In this project, the “Nepokorennye” are largely focused on the formal self-identification of the Russian artist. By trying to gain a foothold in the European art scene, they present their results in new media art forms, akin to unusual and curious exhibits once brought back to Russia from the Netherlands by Peter the Great. The fusion of painting and polyethylene, art objects with spinning human bones, a painting co-created in collaboration with a drawing machine and box installations – such are the outcomes of their journey to the Netherlands.

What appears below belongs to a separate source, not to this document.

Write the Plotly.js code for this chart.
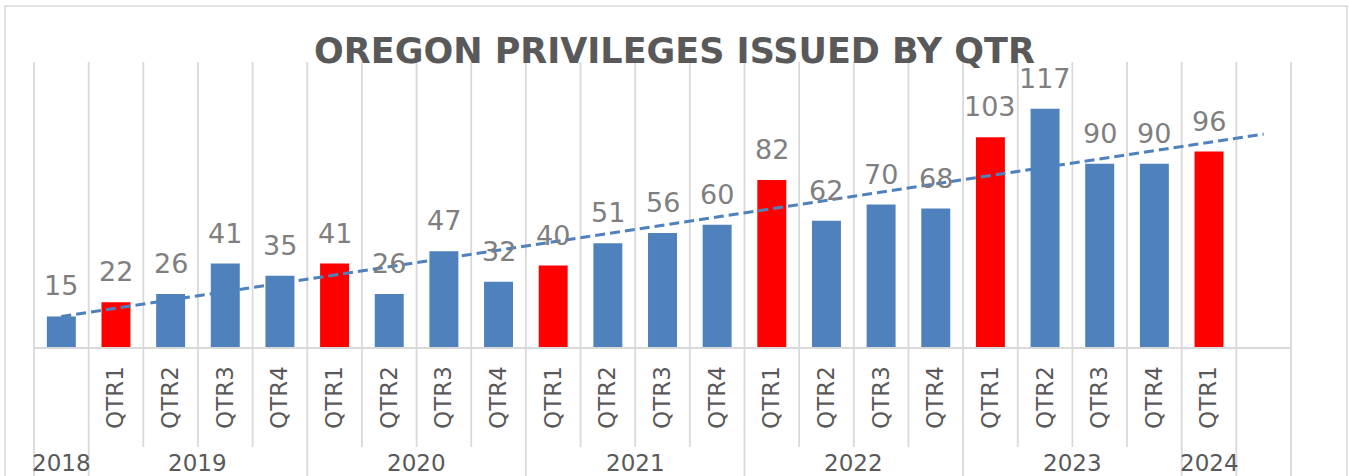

The “Artcetera” group focuses much more on social issues. By finding a common touch point with Russian art in traditional painting techniques, the Dutch artists raise issues of protecting the surrounding environment and freedoms, as well as analyze the visual similarities between Dutch and Northern Russian traditional national dresses.
The polar opposite views and visions of East and West morph together in this exhibition into one united act of Russian and Dutch artistic co-creation.